The President has also earned a second term by orchestrating the financial cliff. This is based on the arbitrary line in the sand that Congressional Republicans drew when they declared that no tax increase could be part of a budget balancing equation for any reason. In my opinion they were wrong. While the ideal budget reform would involve tax increases and spending cuts, the studies I've seen show U.S. spending as a percentage of GDP being more in line with other major economies than its level of taxation (which is usually below those of other economies). I don't think it is wrong to wish for smaller government, but I do think it's arrogant beyond the pale to insist that reversing Bush and/or Obama's tax cuts for all taxpayers is off the table. If we return Congressional Republicans to office tomorrow, and polls say we will, then we deserve to have our economy driven off the financial cliff if we have chosen unwisely. On the other hand, if President Obama is also returned, most of us expect some kind of deal.

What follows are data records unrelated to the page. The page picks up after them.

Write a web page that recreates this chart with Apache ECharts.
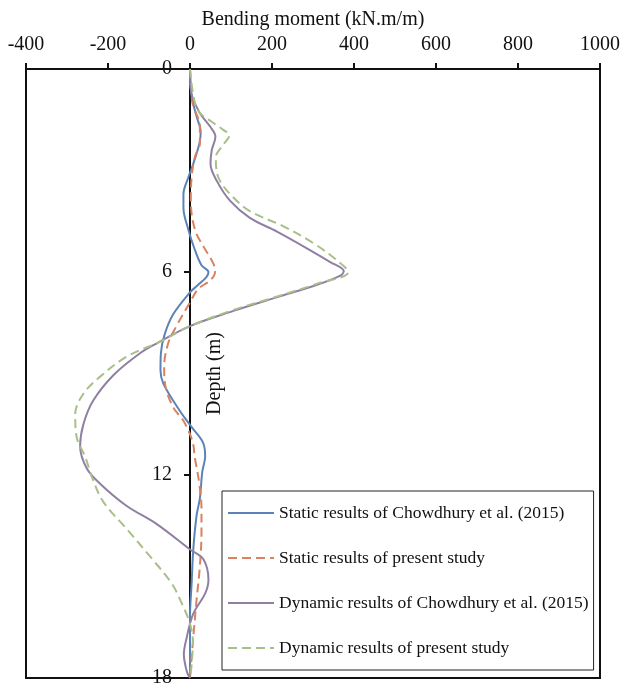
<!DOCTYPE html>
<html>
<head>
<meta charset="utf-8">
<script src="https://cdn.jsdelivr.net/npm/echarts@6/dist/echarts.min.js"></script>
<style>
  html, body { margin: 0; padding: 0; background: #fff; }
  #chart { width: 621px; height: 687px; }
</style>
</head>
<body>
<div id="chart"></div>
<script>
// Bending moment profiles along the wall depth
const xTicks = [-400, -200, 0, 200, 400, 600, 800, 1000];
const yTicks = [0, 6, 12, 18];

const seriesNames = [
  'Static results of Chowdhury et al. (2015)',
  'Static results of present study',
  'Dynamic results of Chowdhury et al. (2015)',
  'Dynamic results of present study'
];

// Static, Chowdhury et al. (2015)
const depthStaticRef = [0, 0.8, 1.4, 1.85, 2.15, 2.8, 3.2, 3.7, 4.1, 4.75, 5.35, 5.8, 6.0, 6.15, 6.4, 6.6, 7.25, 7.85, 8.4, 8.9, 9.3, 10.1, 10.6, 11.05, 11.45, 11.9, 12.7, 13.2, 14.2, 15.2, 16.2, 18];
const momentStaticRef = [0, 4, 16, 26, 24, 8, -4, -16, -16, -4, 12, 28, 45, 40, 18, 0, -41, -62, -71, -72, -65, -25, 5, 32, 37, 30, 24, 16, 8, 4, 0, 0];

// Static, present study
const depthStatic = [0, 1.0, 1.7, 2.2, 2.6, 3.2, 3.9, 4.75, 5.25, 5.75, 6.0, 6.25, 6.5, 6.9, 7.6, 8.1, 8.8, 9.3, 10.0, 10.4, 11.0, 11.5, 12.2, 13.0, 13.7, 14.7, 15.7, 16.8, 18];
const momentStatic = [0, 6, 24, 24, 12, 4, 2, 12, 33, 57, 61, 49, 20, 0, -33, -53, -63, -61, -41, -16, 6, 12, 22, 28, 28, 24, 16, 8, 0];

// Dynamic, Chowdhury et al. (2015)
const depthDynamicRef = [0, 0.7, 1.3, 1.7, 2.0, 2.4, 2.8, 3.3, 3.9, 4.4, 4.8, 5.3, 5.7, 5.97, 6.1, 6.4, 6.75, 7.15, 7.6, 8.1, 8.4, 9.05, 9.8, 10.5, 11.15, 11.8, 12.25, 12.9, 13.45, 14.2, 14.5, 15.1, 15.5, 16.1, 16.8, 17.3, 17.8, 18];
const momentDynamicRef = [0, 3, 24, 49, 62, 53, 50, 65, 98, 146, 211, 285, 341, 375, 368, 305, 211, 106, 0, -80, -122, -187, -236, -260, -268, -252, -220, -156, -81, 0, 33, 45, 37, 8, -8, -15, -8, 0];

// Dynamic, present study
const depthDynamic = [0, 0.9, 1.3, 1.56, 1.8, 1.95, 2.3, 2.6, 3.2, 3.7, 4.2, 4.65, 5.15, 5.65, 6.0, 6.35, 6.73, 7.12, 7.6, 8.06, 8.5, 9.1, 9.6, 10.2, 10.9, 11.45, 12.1, 12.8, 13.6, 14.4, 15.2, 15.85, 16.4, 16.9, 17.6, 18];
const momentDynamic = [0, 10, 24, 53, 81, 96, 77, 63, 69, 98, 146, 228, 301, 358, 386, 309, 211, 106, 0, -73, -154, -220, -260, -280, -276, -256, -238, -211, -154, -98, -45, -18, 0, 7, 4, 0];

const colors = ['#5B83B8', '#D9825F', '#8F7FA3', '#A9BF8A'];
const serif = 'Liberation Serif';

function pairs(moment, depth) {
  return moment.map((m, i) => [m, depth[i]]);
}

const profiles = [
  { data: pairs(momentStaticRef, depthStaticRef), dash: 'solid' },
  { data: pairs(momentStatic, depthStatic), dash: [9, 5] },
  { data: pairs(momentDynamicRef, depthDynamicRef), dash: 'solid' },
  { data: pairs(momentDynamic, depthDynamic), dash: [9, 5] }
];

// Plot box; the depth axis sits on the zero-moment line inside it
const gridLeft = 26, gridRight = 21;
const plotWidth = 621 - gridLeft - gridRight;
const xMin = xTicks[0], xMax = xTicks[xTicks.length - 1];
const zeroOffset = plotWidth * (0 - xMin) / (xMax - xMin);

const chart = echarts.init(document.getElementById('chart'));
chart.setOption({
  animation: false,
  backgroundColor: '#fff',
  grid: {
    left: gridLeft, right: gridRight, top: 69, bottom: 9,
    containLabel: false, outerBoundsMode: 'none',
    show: true, borderColor: '#111', borderWidth: 2, backgroundColor: 'transparent'
  },
  legend: {
    orient: 'vertical',
    left: 222, top: 491,
    data: seriesNames,
    itemWidth: 46, itemHeight: 14, itemGap: 27,
    padding: [13, 5, 13, 5],
    borderColor: '#222', borderWidth: 1,
    backgroundColor: '#fff',
    itemStyle: { opacity: 0, borderWidth: 0 },
    textStyle: { fontFamily: serif, fontSize: 17.5, color: '#111' }
  },
  xAxis: {
    type: 'value', position: 'top',
    min: xMin, max: xMax, interval: 200,
    name: 'Bending moment (kN.m/m)', nameLocation: 'middle', nameGap: 38,
    nameTextStyle: { fontFamily: serif, fontSize: 20, color: '#111' },
    axisLine: { show: true, onZero: false, lineStyle: { color: '#111', width: 2 } },
    axisTick: { show: true, inside: false, length: 6, lineStyle: { color: '#111', width: 2 } },
    axisLabel: { fontFamily: serif, fontSize: 20, color: '#111', margin: 14, formatter: v => String(v) },
    splitLine: { show: false }
  },
  yAxis: {
    type: 'value', inverse: true, position: 'left',
    offset: -zeroOffset,
    min: yTicks[0], max: yTicks[yTicks.length - 1], interval: 6,
    name: 'Depth (m)', nameLocation: 'middle', nameGap: -35, nameRotate: 90,
    nameMoveOverlap: false,
    nameTextStyle: { fontFamily: serif, fontSize: 20, color: '#111' },
    axisLine: { show: true, onZero: false, lineStyle: { color: '#111', width: 2 } },
    axisTick: { show: true, inside: false, length: 6, lineStyle: { color: '#111', width: 2 } },
    axisLabel: { fontFamily: serif, fontSize: 20, color: '#111', margin: 18, formatter: v => String(v) },
    splitLine: { show: false }
  },
  series: profiles.map((p, i) => ({
    name: seriesNames[i],
    type: 'line',
    data: p.data,
    smooth: 0.35,
    symbol: 'none',
    z: 2 + i,
    lineStyle: { color: colors[i], width: 2, type: p.dash },
    itemStyle: { color: colors[i] }
  }))
});
</script>
</body>
</html>
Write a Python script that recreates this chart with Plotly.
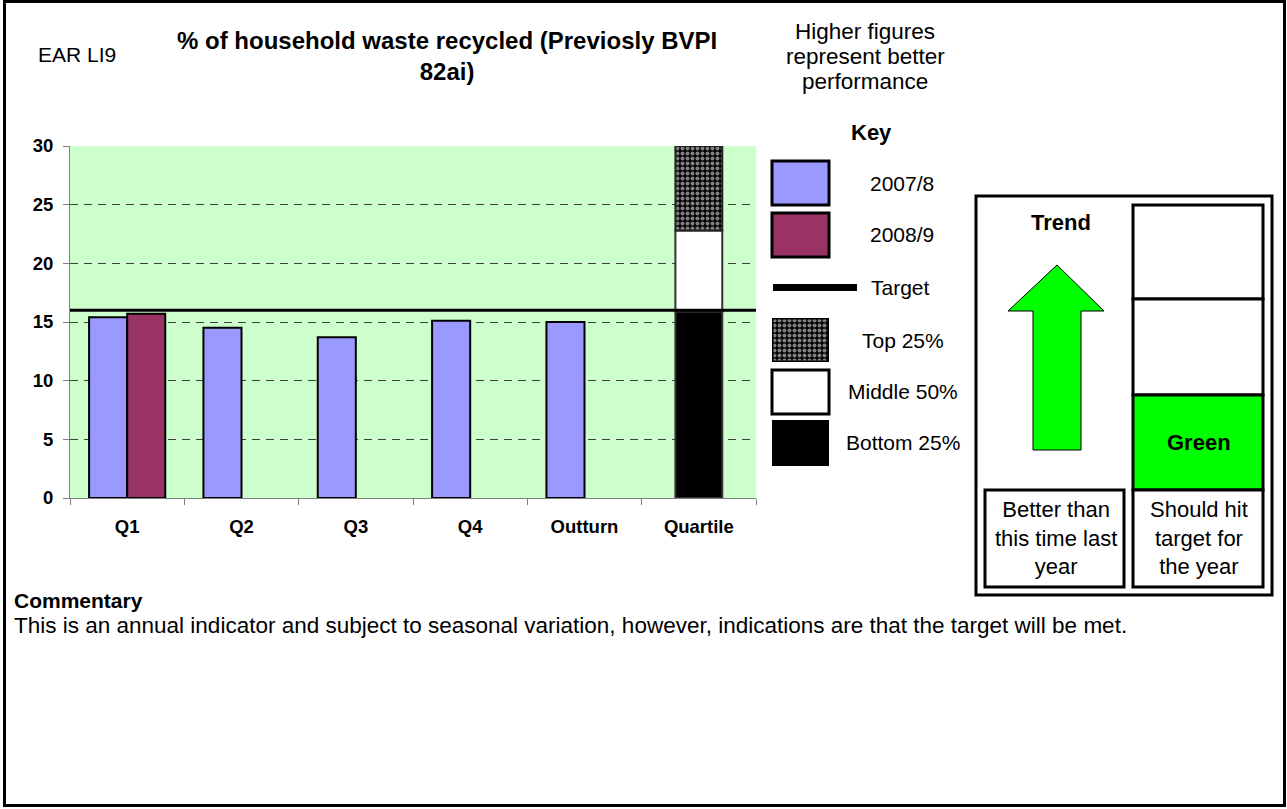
import plotly.graph_objects as go

# ---- data -------------------------------------------------------------
categories = ["Q1", "Q2", "Q3", "Q4", "Outturn", "Quartile"]
recycled_2007_8 = [15.4, 14.5, 13.7, 15.1, 15.0, None]
recycled_2008_9 = [15.7, None, None, None, None, None]
target = 16.0
quartile_bounds = [15.9, 22.8, 30.0]   # bottom 25% / middle 50% / top 25% upper limits
y_ticks = [0, 5, 10, 15, 20, 25, 30]

W, H = 1287, 809
FONT = "Liberation Sans, Arial, sans-serif"
BLUE = "#9999FF"
PLUM = "#993366"
GREEN_BG = "#CCFFCC"
CHECKER = dict(shape=".", fgcolor="white", bgcolor="black", size=5, solidity=0.5)


def px(x):
    return x / W


def py(y):
    return 1 - y / H


fig = go.Figure()

# 2007/8 bars sit on the left half of each group, 2008/9 on the right half
fig.add_trace(go.Bar(
    x=categories, y=recycled_2007_8, width=0.333, offset=-0.333,
    marker=dict(color=BLUE, line=dict(color="black", width=2)),
    name="2007/8", hoverinfo="skip"))
fig.add_trace(go.Bar(
    x=categories, y=recycled_2008_9, width=0.333, offset=0.0,
    marker=dict(color=PLUM, line=dict(color="black", width=2)),
    name="2008/9", hoverinfo="skip"))

# quartile stack
q_cat = [categories[-1]]
bases = [0.0, quartile_bounds[0], quartile_bounds[1]]
tops = quartile_bounds
styles = [
    dict(color="black", line=dict(color="#333333", width=2)),
    dict(color="white", line=dict(color="#333333", width=2)),
    dict(color="black", line=dict(color="#222222", width=2), pattern=CHECKER),
]
for b, t, st in zip(bases, tops, styles):
    fig.add_trace(go.Bar(x=q_cat, y=[t - b], base=[b], width=0.41, offset=-0.205,
                         marker=st, hoverinfo="skip", showlegend=False))

# patterned key swatch (on its own hidden axes)
fig.add_trace(go.Bar(
    x=[0], y=[1], width=1, xaxis="x3", yaxis="y3",
    marker=dict(color="black", line=dict(color="black", width=3), pattern=CHECKER),
    hoverinfo="skip", showlegend=False))

shapes = []
annotations = []

# target line across the plot
shapes.append(dict(type="line", xref="x domain", yref="y", x0=0, x1=1, y0=target, y1=target,
                   line=dict(color="black", width=3), layer="above"))

# page frame
shapes.append(dict(type="rect", xref="paper", yref="paper",
                   x0=px(4.5), x1=px(1284.5), y0=py(805.5), y1=py(1.5),
                   line=dict(color="black", width=3)))


def box(x0, y0, x1, y1, fill, lw=3, color="black"):
    shapes.append(dict(type="rect", xref="paper", yref="paper",
                       x0=px(x0), x1=px(x1), y0=py(y1), y1=py(y0),
                       fillcolor=fill, line=dict(color=color, width=lw)))


# key swatches
box(772, 161, 829, 205, BLUE)
box(772, 213, 829, 257, PLUM)
shapes.append(dict(type="line", xref="paper", yref="paper",
                   x0=px(773), x1=px(857), y0=py(287.5), y1=py(287.5),
                   line=dict(color="black", width=7)))
box(772, 370, 829, 414, "white")
box(772, 420, 829, 466, "black", lw=0)


def text(x, y, s, size=21, bold=False, align="center", xanchor="center"):
    if bold:
        s = "<b>" + s + "</b>"
    annotations.append(dict(xref="paper", yref="paper", x=px(x), y=py(y), text=s,
                            showarrow=False, xanchor=xanchor, yanchor="middle", align=align,
                            font=dict(family=FONT, size=size, color="black")))


text(871, 132, "Key", size=22, bold=True)
text(902, 183, "2007/8")
text(902, 235, "2008/9")
text(900, 287, "Target")
text(903, 340, "Top 25%")
text(903, 392, "Middle 50%")
text(903, 443, "Bottom 25%")

# headings
text(36, 55, "EAR LI9", size=21, xanchor="left")
text(447, 56, "% of household waste recycled (Previosly BVPI<br>82ai)", size=24, bold=True)
text(865, 32, "Higher figures", size=22.5)
text(865, 57, "represent better", size=22.5)
text(865, 81, "performance", size=22.5)

# status panel
box(976, 196, 1272, 595, "white")
box(1133, 205, 1263, 299, "white")
box(1133, 299, 1263, 395, "white")
box(1133, 395, 1263, 490, "#00FF00")
box(1133, 490, 1263, 587, "white")
box(985, 490, 1124, 587, "white")

arrow = [(1057, 265), (1104, 311), (1081, 311), (1081, 450),
         (1033, 450), (1033, 311), (1008, 311)]
path = "M " + " L ".join(f"{px(x):.5f},{py(y):.5f}" for x, y in arrow) + " Z"
shapes.append(dict(type="path", xref="paper", yref="paper", path=path,
                   fillcolor="#00FF00", line=dict(color="black", width=1)))

text(1061, 222, "Trend", size=22, bold=True)
text(1199, 443, "Green", size=22, bold=True)
text(1056, 538, "Better than<br>this time last<br>year", size=22)
text(1199, 538, "Should hit<br>target for<br>the year", size=22)

# commentary
text(12, 600, "Commentary", size=21, bold=True, xanchor="left")
text(12, 625, "This is an annual indicator and subject to seasonal variation, however, "
              "indications are that the target will be met.", size=22.5, xanchor="left")

axis_font = dict(family=FONT, size=18.5, color="black")

fig.update_layout(
    width=W, height=H,
    margin=dict(l=0, r=0, t=0, b=0, autoexpand=False),
    paper_bgcolor="white",
    plot_bgcolor=GREEN_BG,
    barmode="overlay",
    showlegend=False,
    shapes=shapes,
    annotations=annotations,
    xaxis=dict(domain=[px(70), px(756)], type="category", categoryorder="array",
               categoryarray=categories, range=[-0.5, 5.5],
               tickvals=categories, ticktext=[f"<b>{c}</b>" for c in categories],
               showline=True, linecolor="#808080", linewidth=1,
               ticks="outside", tickson="boundaries", ticklen=6, tickcolor="#808080",
               ticklabelstandoff=12, tickfont=axis_font,
               showgrid=False, fixedrange=True),
    yaxis=dict(domain=[py(498), py(146)], range=[0, 30],
               tickvals=y_ticks, ticktext=[f"<b>{v}</b>" for v in y_ticks],
               showline=True, linecolor="#808080", linewidth=1,
               ticks="outside", ticklen=6, tickcolor="#808080",
               ticklabelstandoff=6, tickfont=axis_font,
               showgrid=True, gridcolor="#404040", gridwidth=1, griddash="8px,6px",
               zeroline=False, fixedrange=True),
    xaxis3=dict(domain=[px(772), px(829)], range=[-0.5, 0.5], visible=False,
                fixedrange=True, anchor="y3"),
    yaxis3=dict(domain=[py(362), py(318)], range=[0, 1], visible=False, fixedrange=True,
                anchor="x3"),
)

fig.write_html("out.html", config={"displayModeBar": False})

What kind of deal would it be if a President Romney and the Congressional Republicans decided they couldn't increase taxes and also couldn't cut spending on their voters without risking their majorities? Well a repeat of the last 19 years, I would say...tax cuts, spending increases, and budget deficits! Call me naive, but I think President Obama is spoiling for a fight on this one in his second term--a necessary one. If this is so, the to paraphrase General MacArthur, Let the Battle Begin!